Basketball: Kiwi Sean Marks ready for any eventuality after NBA coronavirus shutdown

As the NBA season teeters on a knife-edge, Brooklyn Nets general manager Sean Marks is just trying to stay one step ahead of the deadly pandemic that brought it a halt two months ago.

"I'm not sure we could have stayed ahead of this one," muses the Kiwi basketball trailblazer.

Twenty-two years after becoming the first New Zealander to play in the world's premier professional league, he now oversees the resurrection of a franchise that had fallen into disrepair.

In a desperate bid to finally break their title drought, the Nets frittered their future away for an ensemble of fading stars past their prime and were left empty-handed.

Since ascending to the GM role in 2016, Marks has resourcefully masterminded their return to the NBA playoffs after a three-year absence and now has them poised to challenge for the crown, by snatching megastars Kevin Durant and Kyrie Irving in free agency.

But this latest challenge transcends basketball and has him balancing his competitive nature with the greater good for mankind.   

"I would say I'm a strategic optimist," Marks tells Newshub. "I look at the various pathways and avenues this can go, but at the end of the day, I want to believe in humanity, first and foremost.
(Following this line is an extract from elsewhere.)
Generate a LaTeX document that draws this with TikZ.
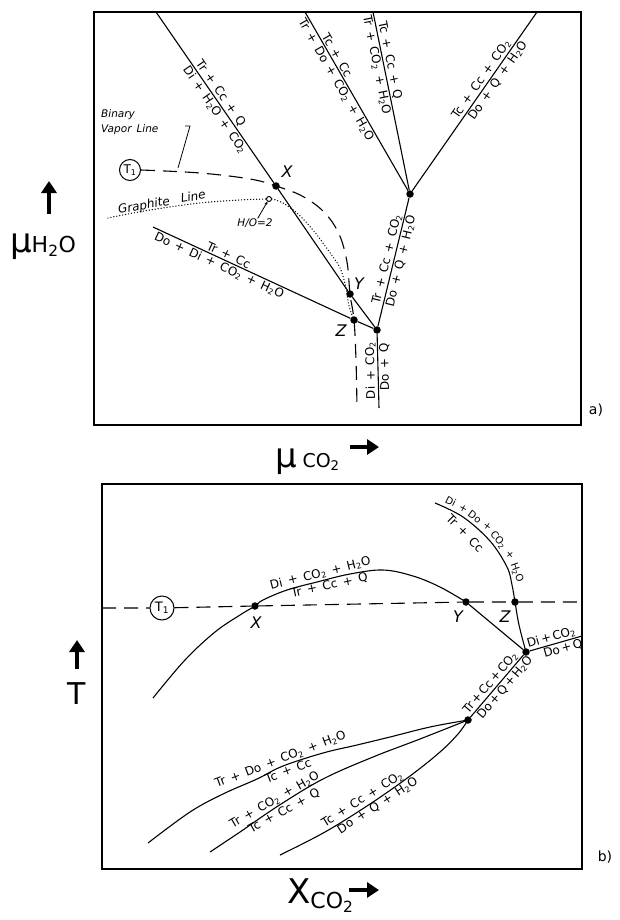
\documentclass[tikz,border=0pt]{standalone}
\usepackage{fontspec}
\setmainfont{DejaVu Sans}[WordSpace=1.5]
\newfontfamily\axisfont{DejaVu Sans}
\usetikzlibrary{arrows.meta}
\newcommand\sub[1]{\textsubscript{#1}}
\newcommand\lblsize{\fontsize{12}{13}\selectfont}
\newcommand\arcsize{\fontsize{10}{12}\selectfont}

\tikzset{
  frame/.style={line width=1.4pt},
  rel/.style={line width=1.1pt},
  lab/.style={font=\lblsize, inner sep=1.2pt},
  arclab/.style={font=\arcsize, inner sep=0pt, anchor=base},
  pnt/.style={circle, fill, inner sep=0pt, minimum size=7.5pt},
  ptname/.style={font=\fontsize{16}{18}\selectfont\itshape, inner sep=0pt},
  vapour/.style={line width=1.1pt, dash pattern=on 14pt off 8pt},
  graphite/.style={line width=1.4pt, line cap=round, dash pattern=on 0pt off 3pt},
  note/.style={font=\fontsize{10.5}{15}\selectfont\itshape, inner sep=0pt},
  leader/.style={line width=0.8pt},
  axisarrow/.style={line width=4.5pt, -{Triangle[length=12pt,width=15pt]}},
  tcirc/.style={circle, draw, line width=1pt, inner sep=0pt},
  axislab/.style={inner sep=0pt},
}

\begin{document}
\begin{tikzpicture}[x=1pt, y=-1pt]
\useasboundingbox (0,0) rectangle (619,920);
\fill[white] (0,0) rectangle (619,920);

% ================= panel a: chemical potential diagram =================
\draw[frame] (94,12) rectangle (581,425);

\coordinate (tA) at (156,12);
\coordinate (tB) at (305,12);
\coordinate (tC) at (373,12);
\coordinate (tD) at (537,12);
\coordinate (sA) at (153,227);
\coordinate (bW) at (379,408);
\coordinate (bZ) at (357,408);

\node[pnt] (X) at (276,186) {};
\node[pnt] (Y) at (350,294) {};
\node[pnt] (Z) at (354,320) {};
\node[pnt] (W) at (377,330) {};
\node[pnt] (U) at (410,194) {};
\node[circle, draw, line width=0.9pt, inner sep=0pt, minimum size=5pt] (o) at (269,199) {};

\node[ptname] (Xn) at (287,172) {X};
\node[ptname] (Yn) at (359,284) {Y};
\node[ptname] (Zn) at (341,331) {Z};

% univariant lines
\draw[rel] (tA) -- (X)
  node[lab, sloped, above, pos=0.5] (a1) {Tr + Cc + Q}
  node[lab, sloped, below, pos=0.55] (a2) {Di + H\sub2O + CO\sub2};
\draw[rel] (X) -- (Y) -- (W);
\draw[rel] (tB) -- (U)
  node[lab, sloped, above, pos=0.26] (b1) {Tc + Cc}
  node[lab, sloped, below, pos=0.36] (b2) {Tr + Do + CO\sub2 + H\sub2O};
\draw[rel] (tC) -- (U)
  node[lab, sloped, above, pos=0.28] (c1) {Tc + Cc + Q}
  node[lab, sloped, below, pos=0.29] (c2) {Tr + CO\sub2 + H\sub2O};
\draw[rel] (U) -- (tD)
  node[lab, sloped, above, pos=0.60] (d1) {Tc + Cc + CO\sub2}
  node[lab, sloped, below, pos=0.64] (d2) {Do + Q + H\sub2O};
\draw[rel] (W) -- (U)
  node[lab, sloped, above, pos=0.51] (e1) {Tr + Cc + CO\sub2}
  node[lab, sloped, below, pos=0.52] (e2) {Do + Q + H\sub2O};
\draw[rel] (bW) -- (W)
  node[lab, sloped, allow upside down, above, pos=0.51] (f1) {Di + CO\sub2}
  node[lab, sloped, allow upside down, below, pos=0.55] (f2) {Do + Q};
\draw[rel] (sA) -- (Z)
  node[lab, sloped, above, pos=0.37] (g1) {Tr + Cc}
  node[lab, sloped, below, pos=0.35] (g2) {Do + Di + CO\sub2 + H\sub2O};
\draw[rel] (Z) -- (W);

% binary vapour line
\node[tcirc, minimum size=21pt, font=\fontsize{12}{14}\selectfont] (T1a) at (130,170) {T\sub1};
\draw[vapour] plot[smooth, tension=0.6] coordinates
  {(T1a.east) (200,173) (250,179) (X.center) (302,196) (324,212) (339,234)
   (347,262) (Y.center) (Z.center) (356,360) (bZ)};
\node[note, anchor=base west] (bv1) at (101,118) {Binary};
\node[note, anchor=base west] (bv2) at (101,133) {Vapor Line};
\coordinate (bvh) at (185,126);
\coordinate (bvk) at (190,126);
\coordinate (bvt) at (178,168);
\draw[leader] (bvh) -- (bvk) -- (bvt);

% graphite saturation line
\draw[graphite] plot[smooth, tension=0.6] coordinates
  {(108,218) (150,210) (200,203) (240,200) (o.west)};
\draw[graphite] plot[smooth, tension=0.6] coordinates
  {(o.east) (283,203) (298,214) (313,230) (328,250) (340,268) (346,288) (349,306) (Z.center)};
\node[note, rotate=10, font=\fontsize{12}{14}\selectfont\itshape] (gl) at (162,203) {Graphite~~Line};
\node[note] (ho) at (255,223) {H/O=2};
\draw[leader, -{Stealth[length=3.5pt,width=3pt]}] (ho) -- (o);

\node[font=\fontsize{14}{16}\selectfont] (pa) at (596,410) {a)};

% axes of panel a
\node[axislab, anchor=base] (muH) at (43,252)
  {\axisfont\fontsize{34}{36}\selectfont μ\fontsize{22}{24}\selectfont H\sub{2}O};
\coordinate (arH0) at (49,214);
\coordinate (arH1) at (49,181);
\draw[axisarrow] (arH0) -- (arH1);
\node[axislab, anchor=base west] (muC) at (275,467)
  {\axisfont\fontsize{34}{36}\selectfont μ\,\fontsize{19}{21}\selectfont CO\sub{2}};
\coordinate (arC0) at (350,447);
\coordinate (arC1) at (379,447);
\draw[axisarrow] (arC0) -- (arC1);

% ================= panel b: T - X(CO2) section =================
\draw[frame] (102,484) rectangle (582,869);

\coordinate (hL) at (102,608);
\coordinate (hR) at (582,602);
\coordinate (rR) at (582,636);
\coordinate (cS) at (153,698);
\coordinate (arcS) at (435,503);
\coordinate (q1) at (148,843);
\coordinate (q2) at (210,852);
\coordinate (q3) at (280,855);

\node[tcirc, minimum size=24pt, font=\fontsize{13}{15}\selectfont] (T1b) at (162,608) {T\sub1};
\node[pnt] (X2) at (255,606) {};
\node[pnt] (Y2) at (466,602) {};
\node[pnt] (Z2) at (515,602) {};
\node[pnt] (V) at (526,652) {};
\node[pnt] (L) at (468,720) {};

\node[ptname] (X2n) at (256,623) {X};
\node[ptname] (Y2n) at (458,617) {Y};
\node[ptname] (Z2n) at (505,617) {Z};

% isotherm T1
\draw[vapour] (hL) -- (T1b) (T1b) -- (X2) -- (Y2) -- (Z2) -- (hR);

% curve through X
\draw[rel] plot[smooth, tension=0.6] coordinates
  {(cS) (185,660) (215,632) (240,615) (X2.center) (263,600) (287,590) (317,582)
   (350,574) (383,570) (413,576) (440,587) (Y2.center)};
\node[lab, rotate=14, anchor=south] (h1) at (322,580) {Di + CO\sub2 + H\sub2O};
\node[lab, rotate=12, anchor=north] (h2) at (328,579) {Tr + Cc + Q};

\draw[rel] (Y2) -- (V);

% curve through Z
\draw[rel] plot[smooth, tension=0.6] coordinates
  {(arcS) (463,517) (490,541) (507,567) (512,585) (Z2.center) (519,625) (V.center)};
\node[arclab, rotate=-27] (k1) at (455,507.5) {Di +};
\node[arclab, rotate=-36] (k2) at (478,523.7) {Do +};
\node[arclab, rotate=-52] (k3) at (500,547) {CO\sub2 +};
\node[arclab, rotate=-70] (k4) at (514,573.6) {H\sub2O};
\node[lab, rotate=-45] (k5) at (465,533) {Tr + Cc};

\draw[rel] (V) -- (rR)
  node[lab, sloped, above, pos=0.45] (m1) {Di\,+\,CO\sub2}
  node[lab, sloped, below, pos=0.6] (m2) {Do\,+\,Q};
\draw[rel] (L) -- (V)
  node[lab, sloped, above, pos=0.48] (n1) {Tr\,+\,Cc\,+\,CO\sub2}
  node[lab, sloped, below, pos=0.55] (n2) {Do\,+\,Q\,+\,H\sub2O};

% curves from the lower invariant point
\draw[rel] plot[smooth, tension=0.6] coordinates
  {(q1) (190,812) (223,794) (257,779) (283,766) (323,753) (357,745) (390,737) (430,727) (L.center)};
\node[lab, rotate=21, anchor=south] (p1) at (283,766) {Tr + Do + CO\sub2 + H\sub2O};
\node[lab, rotate=21, anchor=north] (p2) at (286,765) {Tc + Cc};
\draw[rel] plot[smooth, tension=0.6] coordinates
  {(q2) (240,832) (278,806) (323,779) (373,757) (420,739) (L.center)};
\node[lab, rotate=30, anchor=south] (p3) at (278,806) {Tr + CO\sub2 + H\sub2O};
\node[lab, rotate=29, anchor=north] (p4) at (281,805) {Tc + Cc + Q};
\draw[rel] plot[smooth, tension=0.6] coordinates
  {(q3) (325,832) (370,804) (410,776) (440,752) (458,734) (L.center)};
\node[lab, rotate=32, anchor=south] (p5) at (366,805) {Tc + Cc + CO\sub2};
\node[lab, rotate=33, anchor=north] (p6) at (374,800) {Do + Q + H\sub2O};

\node[font=\fontsize{14}{16}\selectfont] (pb) at (605,857) {b)};

% axes of panel b
\node[axislab] (Tax) at (77,694) {\axisfont\fontsize{30}{32}\selectfont T};
\coordinate (arT0) at (77,669);
\coordinate (arT1) at (77,640);
\draw[axisarrow] (arT0) -- (arT1);
\node[axislab, anchor=base west] (XC) at (287,903)
  {\axisfont\fontsize{34}{36}\selectfont X\raisebox{-5pt}{\fontsize{22}{24}\selectfont CO\sub{2}}};
\coordinate (arX0) at (349,890);
\coordinate (arX1) at (379,890);
\draw[axisarrow] (arX0) -- (arX1);
\end{tikzpicture}
\end{document}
"I'm going to prepare that we're going to play, I'm going to prepare that we have a draft, that we have free agency and so forth, because not preparing could lead you down a rabbit hole." 
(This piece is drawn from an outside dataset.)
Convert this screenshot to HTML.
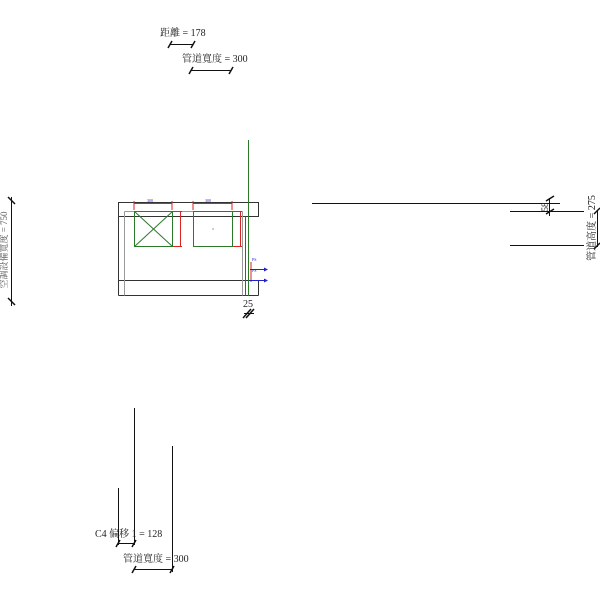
<!DOCTYPE html>
<html><head><meta charset="utf-8"><style>html,body{margin:0;padding:0;background:#fff;}svg{display:block;}</style></head>
<body>
<svg width="600" height="600" viewBox="0 0 600 600" xmlns="http://www.w3.org/2000/svg" font-family="'Liberation Serif','Noto Serif CJK SC',serif">
<!-- main body -->
<g fill="none" stroke-width="1">
<rect x="118.5" y="202.5" width="140" height="14" stroke="#333"/>
<line x1="118.5" y1="202.5" x2="118.5" y2="295.5" stroke="#333"/>
<line x1="118.5" y1="295.5" x2="248.5" y2="295.5" stroke="#333"/>
<line x1="118.5" y1="280.5" x2="248.5" y2="280.5" stroke="#333"/>
<line x1="124.5" y1="211.5" x2="124.5" y2="295.5" stroke="#999"/>
<line x1="124.5" y1="211.5" x2="242.5" y2="211.5" stroke="#999"/>
<line x1="242.5" y1="211.5" x2="242.5" y2="295.5" stroke="#999"/>
<line x1="245.5" y1="216.5" x2="245.5" y2="295.5" stroke="#555"/>
<line x1="248.5" y1="280.5" x2="258.5" y2="280.5" stroke="#333"/>
<line x1="258.5" y1="280.5" x2="258.5" y2="295.5" stroke="#333"/>
<line x1="248.5" y1="295.5" x2="258.5" y2="295.5" stroke="#333"/>
<line x1="248.5" y1="140" x2="248.5" y2="296" stroke="#2a7a2a"/>
<!-- green boxes -->
<rect x="134.5" y="211.5" width="38" height="35" stroke="#2a7a2a"/>
<line x1="134.5" y1="211.5" x2="172.5" y2="246.5" stroke="#2a7a2a"/>
<line x1="172.5" y1="211.5" x2="134.5" y2="246.5" stroke="#2a7a2a"/>
<rect x="193.5" y="211.5" width="39" height="35" stroke="#2a7a2a"/>
<!-- red dims -->
<g stroke="#d22" stroke-width="1">
<line x1="134" y1="203.5" x2="172" y2="203.5"/><line x1="134" y1="201" x2="134" y2="210"/><line x1="172" y1="201" x2="172" y2="210"/>
<line x1="180.5" y1="211" x2="180.5" y2="246"/><line x1="173" y1="211.5" x2="182" y2="211.5"/><line x1="173" y1="246.5" x2="182" y2="246.5"/>
<line x1="193" y1="203.5" x2="232" y2="203.5"/><line x1="193" y1="201" x2="193" y2="210"/><line x1="232" y1="201" x2="232" y2="210"/>
<line x1="240.5" y1="211" x2="240.5" y2="246"/><line x1="233" y1="211.5" x2="242" y2="211.5"/><line x1="233" y1="246.5" x2="242" y2="246.5"/>
<line x1="251" y1="262" x2="251" y2="282"/>
</g>
<!-- blue arrows -->
<g stroke="#22c" stroke-width="1">
<line x1="250" y1="269.5" x2="266" y2="269.5"/><line x1="250" y1="280.5" x2="266" y2="280.5"/>
</g>
<path d="M268 269.5 l-4 -2 v4z M268 280.5 l-4 -2 v4z" fill="#22c"/>
<!-- right lines -->
<line x1="312" y1="203.5" x2="560" y2="203.5" stroke="#111"/>
<line x1="510" y1="211.5" x2="584" y2="211.5" stroke="#111"/>
<line x1="510" y1="245.5" x2="584" y2="245.5" stroke="#111"/>
<line x1="597.5" y1="210" x2="597.5" y2="247" stroke="#111"/>
<line x1="594" y1="214" x2="600" y2="208" stroke="#111" stroke-width="1.5"/>
<line x1="594" y1="249" x2="600" y2="243" stroke="#111" stroke-width="1.5"/>
<line x1="549.5" y1="198" x2="549.5" y2="216" stroke="#111"/>
<line x1="546" y1="201" x2="554" y2="196" stroke="#111" stroke-width="1.5"/>
<line x1="546" y1="214" x2="554" y2="209" stroke="#111" stroke-width="1.5"/>
<!-- left dim -->
<line x1="11.5" y1="197" x2="11.5" y2="306" stroke="#111"/>
<line x1="8" y1="197" x2="15" y2="204" stroke="#111" stroke-width="1.5"/>
<line x1="8" y1="298" x2="15" y2="305" stroke="#111" stroke-width="1.5"/>
<!-- 25 dim -->
<line x1="244" y1="313.5" x2="254" y2="313.5" stroke="#111"/>
<line x1="243" y1="318" x2="251" y2="309" stroke="#111" stroke-width="1.5"/>
<line x1="246" y1="318" x2="254" y2="309" stroke="#111" stroke-width="1.5"/>
<!-- top dims -->
<line x1="170" y1="44.5" x2="193" y2="44.5" stroke="#111"/>
<line x1="168" y1="48" x2="172" y2="41" stroke="#111" stroke-width="1.5"/>
<line x1="191" y1="48" x2="195" y2="41" stroke="#111" stroke-width="1.5"/>
<line x1="191" y1="70.5" x2="231" y2="70.5" stroke="#111"/>
<line x1="189" y1="74" x2="193" y2="67" stroke="#111" stroke-width="1.5"/>
<line x1="229" y1="74" x2="233" y2="67" stroke="#111" stroke-width="1.5"/>
<!-- bottom -->
<line x1="134.5" y1="408" x2="134.5" y2="545" stroke="#111"/>
<line x1="172.5" y1="446" x2="172.5" y2="572" stroke="#111"/>
<line x1="118.5" y1="488" x2="118.5" y2="545" stroke="#111"/>
<line x1="118" y1="543.5" x2="134" y2="543.5" stroke="#111"/>
<line x1="116" y1="547" x2="120" y2="540" stroke="#111" stroke-width="1.5"/>
<line x1="132" y1="547" x2="136" y2="540" stroke="#111" stroke-width="1.5"/>
<line x1="134" y1="569.5" x2="172" y2="569.5" stroke="#111"/>
<line x1="132" y1="573" x2="136" y2="566" stroke="#111" stroke-width="1.5"/>
<line x1="170" y1="573" x2="174" y2="566" stroke="#111" stroke-width="1.5"/>
</g>
<g fill="#222" font-size="10">
<text x="160" y="36">距離 = 178</text>
<text x="182" y="62">管道寬度 = 300</text>
<text x="95" y="537">C4 偏移 1 = 128</text>
<text x="123" y="562">管道寬度 = 300</text>
<text x="243" y="307">25</text>
<text transform="translate(7,250) rotate(-90)" text-anchor="middle" font-size="9" fill="#555">空調設備寬度 = 750</text>
<text transform="translate(595,228) rotate(-90)" text-anchor="middle">管道高度 = 275</text>
<text transform="translate(548,207) rotate(-90)" text-anchor="middle" font-size="9">58</text>
</g>
<g fill="#22c" font-size="4">
<text x="147" y="202">300</text><text x="205" y="202">300</text>
<text x="252" y="261">PS</text><text x="252" y="272">PS</text>
</g>
<circle cx="213" cy="229" r="0.6" fill="#555"/>
</svg>
</body></html>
Since the season was suspended, training facilities have also been closed, leaving players scrambling to maintain fitness. The first step towards resumption may come within the next week, when some states allow those gyms to reopen.
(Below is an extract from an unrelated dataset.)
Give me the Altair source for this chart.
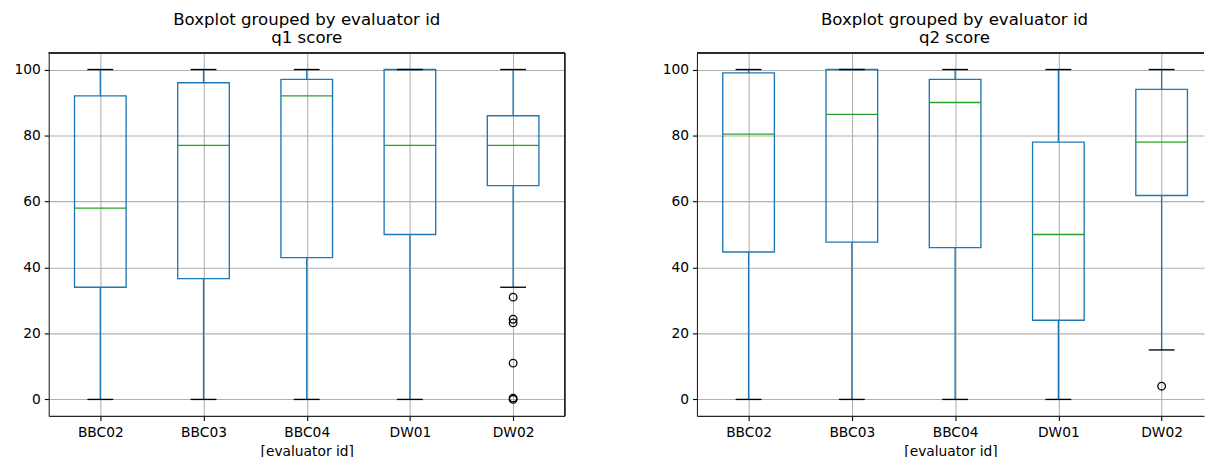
import altair as alt
import pandas as pd

categories = ["BBC02", "BBC03", "BBC04", "DW01", "DW02"]
positions = [1, 2, 3, 4, 5]

# q1 score box statistics
q1_low = [0, 0, 0, 0, 34]
q1_lower_quart = [34, 36.6, 43, 50, 64.8]
q1_median = [58, 77, 92, 77, 77]
q1_upper_quart = [92, 96, 97, 100, 86]
q1_high = [100, 100, 100, 100, 100]
q1_outlier_cat = ["DW02", "DW02", "DW02", "DW02", "DW02", "DW02"]
q1_outlier_val = [31, 24.3, 23.2, 11, 0, 0.4]

# q2 score box statistics
q2_low = [0, 0, 0, 0, 15]
q2_lower_quart = [44.7, 47.7, 46, 24, 61.8]
q2_median = [80.4, 86.4, 90, 50, 78]
q2_upper_quart = [99, 100, 97, 78, 94]
q2_high = [100, 100, 100, 100, 100]
q2_outlier_cat = ["DW02"]
q2_outlier_val = [4]

y_ticks = [0, 20, 40, 60, 80, 100]

FONT = "DejaVu Sans"
FRAME = "#262626"
LW = 1.35
label_expr = "[" + ",".join("'%s'" % c for c in categories) + "][datum.value - 1]"


def panel(title_lines, low, lq, med, uq, high, out_cat, out_val, width, xmax, right_frame, dx):
    df = pd.DataFrame({"cat": categories, "pos": positions, "low": low, "lq": lq,
                       "med": med, "uq": uq, "high": high})
    odf = pd.DataFrame({"cat": out_cat, "val": out_val})
    odf["pos"] = [positions[categories.index(c)] for c in out_cat]

    xscale = alt.Scale(domain=[0.5, xmax], nice=False, zero=False)
    yscale = alt.Scale(domain=[-5, 105], nice=False, zero=False)
    xaxis = alt.Axis(values=positions, labelExpr=label_expr, title="[evaluator id]",
                     grid=True, gridColor="#b0b0b0", gridWidth=1.1,
                     domainColor=FRAME, domainWidth=1.1, tickColor="black", tickWidth=1.1,
                     tickSize=4.5, labelPadding=5, labelAngle=0, labelFont=FONT,
                     labelFontSize=13.9, labelColor="black", titleFont=FONT,
                     titleFontSize=13.9, titleFontWeight="normal", titleColor="black",
                     titlePadding=5)
    yaxis = alt.Axis(values=y_ticks, title="", grid=True, gridColor="#b0b0b0",
                     gridWidth=1.1, domainColor=FRAME, domainWidth=1.1, tickColor="black",
                     tickWidth=1.1, tickSize=4.5, labelPadding=4, labelFont=FONT,
                     labelFontSize=13.9, labelColor="black")

    def X(f):
        return alt.X(f, scale=xscale, axis=xaxis)

    def Y(f):
        return alt.Y(f, scale=yscale, axis=yaxis)

    base = alt.Chart(df).transform_calculate(
        bl="datum.pos - 0.25", br="datum.pos + 0.25",
        cl="datum.pos - 0.125", cr="datum.pos + 0.125")

    box = base.mark_rect(fill="transparent", stroke="#1f77b4", strokeWidth=LW).encode(
        x=X("bl:Q"), x2="br:Q", y=Y("lq:Q"), y2="uq:Q")
    wlo = base.mark_rule(color="#1f77b4", strokeWidth=LW).encode(
        x=X("pos:Q"), y=Y("low:Q"), y2="lq:Q")
    whi = base.mark_rule(color="#1f77b4", strokeWidth=LW).encode(
        x=X("pos:Q"), y=Y("uq:Q"), y2="high:Q")
    cap_lo = base.mark_rule(color="black", strokeWidth=LW).encode(
        x=X("cl:Q"), x2="cr:Q", y=Y("low:Q"))
    cap_hi = base.mark_rule(color="black", strokeWidth=LW).encode(
        x=X("cl:Q"), x2="cr:Q", y=Y("high:Q"))
    median = base.mark_rule(color="#2ca02c", strokeWidth=LW).encode(
        x=X("bl:Q"), x2="br:Q", y=Y("med:Q"))
    outl = alt.Chart(odf).mark_point(shape="circle", size=58, filled=False,
                                     color="black", strokeWidth=1.3, opacity=1).encode(
        x=X("pos:Q"), y=Y("val:Q"))
    top = alt.Chart(df).mark_rule(color=FRAME, strokeWidth=1.1).encode(
        y=alt.YDatum(105, scale=yscale, axis=yaxis))
    layers = [box, wlo, whi, cap_lo, cap_hi, median, outl, top]
    if right_frame:
        rf = alt.Chart(df).mark_rule(color=FRAME, strokeWidth=1.1).encode(
            x=alt.XDatum(xmax, scale=xscale, axis=xaxis))
        layers.append(rf)
    return alt.layer(*layers).properties(
        width=width, height=365,
        view=alt.ViewBackground(strokeOpacity=0),
        title=alt.Title(title_lines, font=FONT, fontSize=16.7, fontWeight="normal",
                        color="black", anchor="middle", offset=6, lineHeight=18, dx=dx),
    )


left = panel(["Boxplot grouped by evaluator id", "q1 score"], q1_low, q1_lower_quart,
             q1_median, q1_upper_quart, q1_high, q1_outlier_cat, q1_outlier_val,
             519, 5.5, True, 0)
right = panel(["Boxplot grouped by evaluator id", "q2 score"], q2_low, q2_lower_quart,
              q2_median, q2_upper_quart, q2_high, q2_outlier_cat, q2_outlier_val,
              510, 0.5 + 510 / 103.86, False, 4)

chart = alt.hconcat(left, right, spacing=96).properties(
    padding={"left": 13, "top": 10, "right": 0, "bottom": 0},
    background="white",
)

chart.save("out.html", embed_options={"renderer": "svg", "actions": False})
"It's really difficult from the players' standpoint, because they're tasked with being in elite shape and when you're limited with what you can do while confined to an apartment in self-quarantine, that makes it a difficult task for those guys," explains Marks.

Sean Marks in action for the New Orleans Hornets
Sean Marks in action for the New Orleans Hornets.

"For the most part, the resilience they've shown has been pretty remarkable. These guys are all quite different in their set of circumstances - some have families, some have young kids, some are home-schooling, some are living by themselves.

"It's important for us to acknowledge each one as an individual and try to cater as much as we can to their needs, whether that's delivering food or checking in with them, or making sure they can get as much training and rehab as they can."

When the NBA closed down, the Nets sat seventh in the Eastern Conference with 30 wins/34 losses, well on track for a second consecutive playoff appearance.

They had just parted ways with coach Kenny Atkinson, but won on the road against Western Conference frontrunners Los Angeles Lakers (49-14), before the curtain fell.

As the team went into quarantine, several of their players - including Durant - returned positive COVID-19 tests, then the organisation was criticised for allegedly jumping the testing queue, while poorer victims struggled for treatment.

Now, with each passing day, the prospects of a return grow more uncertain, with some teams and agents reportedly calling for abandonment.

If the NBA does return, will it play out the remaining regular-season games or move straight into playoffs? What form will those playoffs take?

Marks is determined not to get caught on the hop by whatever eventuates, but understands there's more at stake than just basketball.

"It's not like we're not throwing stuff on the wall, because we are," he insists. "We're throwing stuff up there like, 'what if this happens, what if that happens… what are the circumstances we would need to return'.

"Nobody quite knows what the new normal will be. The new normal we were predicting a week ago is vastly different to the one we're predicting right now… things are changing so quickly.

"But it's a heck of an opportunity. We're going to take advice from a lot of people, and we'd be doing ourselves and the industry a huge disservice, if we just came back expecting things to be the same.

Kevin Durant sits on the Brooklyn Nets bench
Kevin Durant sits on the Brooklyn Nets bench. Photo credit: Getty

"But this has affected people, their livelihood, our fanbase and their families in catastrophic ways, so we need to acknowledge that, first and foremost."

Brooklyn have seen little of their newly acquired stars during the 2019/20 campaign.

Durant, a two-time championship winner with the Golden State Warriors and former MVP, was expected to sit out altogether, as he recovered from an Achilles tendon tear suffered 12 months ago, while Irving, who won a title with Cleveland Cavaliers, has made just 20 appearances and seems questionable to return this season with a shoulder injury.

But the coronavirus hiatus may just have opened a window of opportunity for Durant in particular, if the schedule now continues deep into the year.

"That's a $110m question," chuckles Marks. "In all seriousness, we've tried not to talk about his timeline a lot.

"He knows his body better than anybody. Our performance team and training staff have done a tremendous job getting him to this point, but I just don't know how coming out of this pandemic will affect anybody, let alone Kevin.

"When you've got enough invested in a player like Kevin, we're never going to push him to come back. When the timing is right, he'll be 100 percent when he gets on the court.    

"I can tell you this though - before the pandemic, he looked like Kevin Durant and that's a good thing."